MILWAUKEE -- Tuesday marked the 30th anniversary of one of the great nights out in Brewers history.

Former Milwaukee slugger Gorman Thomas retold the story of the 1982 Brewers' harrowing finish this week at Miller Park. The team moved to the brink of its first division crown on Sept. 29, 1982, when backup catcher Ned Yost blasted a go-ahead home run over Boston's Green Monster that gave the Brewers a four-game lead over the Orioles in the American League East with five games to play.

For the next three nights, the Brewers were on their best behavior. This was out of character for a group famous for doing its part to keep Milwaukee's breweries in business.

"I remember we locked ourselves down for three nights, and got our butts handed to us for three straight days," Thomas said, referring to the final night in Boston and the first two at what is now the Radisson Hotel at Cross Keys in Baltimore.

Said Jim Gantner, the second baseman on that team: "It was an unspoken thing, like, 'Well, we can celebrate tomorrow.'"

But the celebration remained on hold. The Brewers lost their finale in Boston, lost both ends of a doubleheader in Baltimore on Oct. 1 and then were thumped again on Oct. 2, 11-3. They fell into a tie with Baltimore with one game left to decide the division.
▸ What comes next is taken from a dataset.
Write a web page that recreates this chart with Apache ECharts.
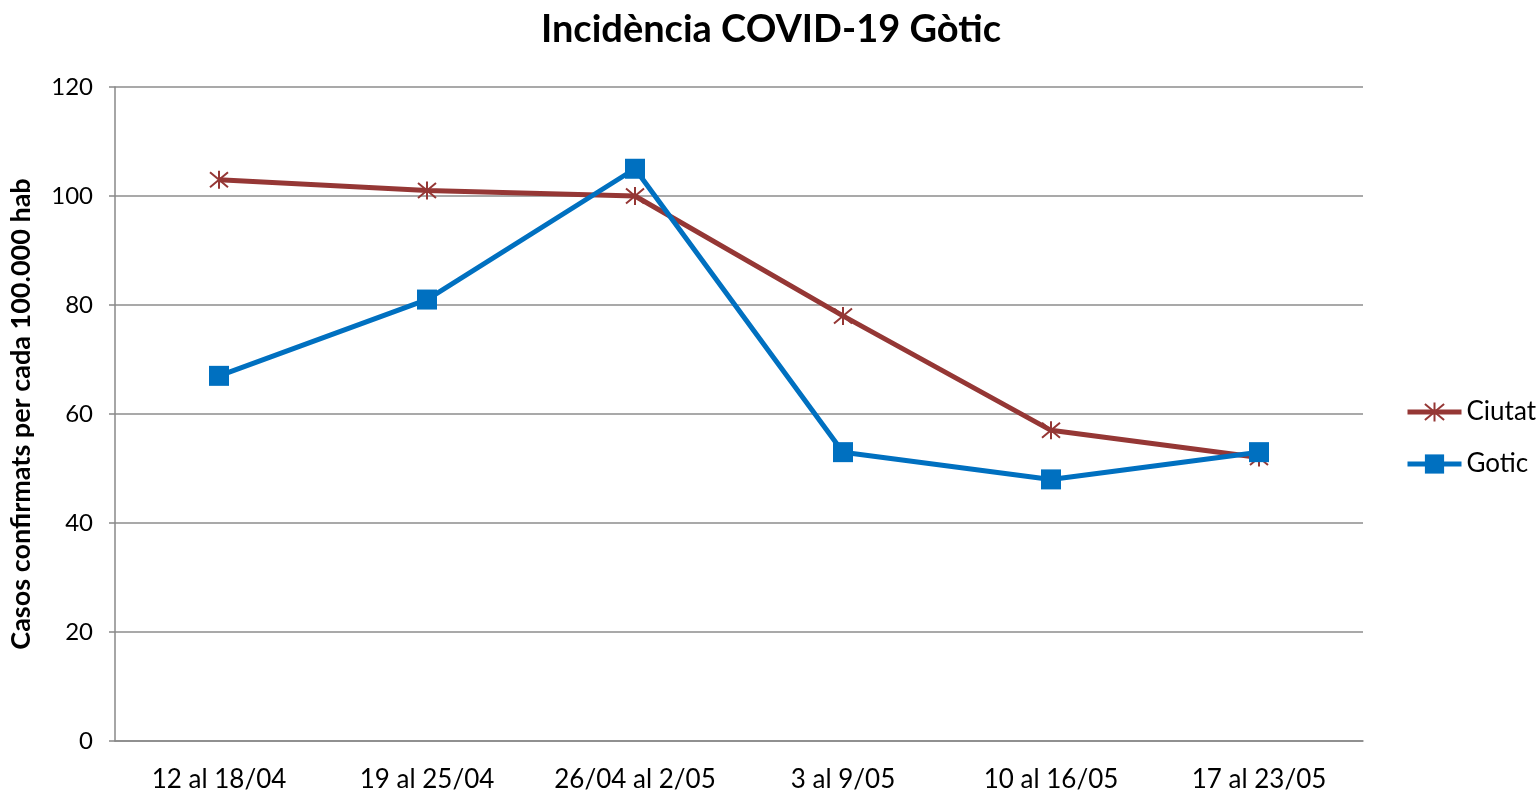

"The last night we said, 'Forget this, let's go out and do what we normally do,'" Thomas said. "So we did, and we came out the next day and scored 10 runs."
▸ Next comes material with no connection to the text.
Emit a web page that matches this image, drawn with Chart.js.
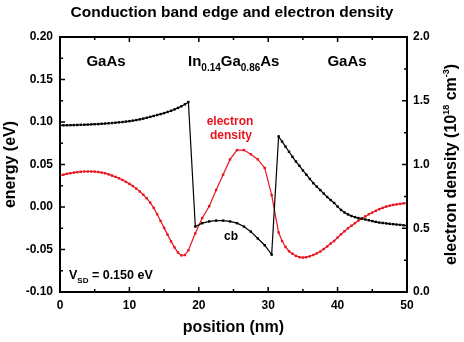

Against Baltimore's Jim Palmer, no less. Robin Yount homered in the first inning and again in the third, Cecil Cooper drove in three runs, Don Sutton pitched eight outstanding innings and the Brewers punched their postseason ticket with a 10-2 win.

Thirty years later, memories of that night out are fuzzy. Gantner remembers most of the team gathering in the hotel bar and talking baseball into the night.

"We had fun," Gantner said. "We were pretty good at that."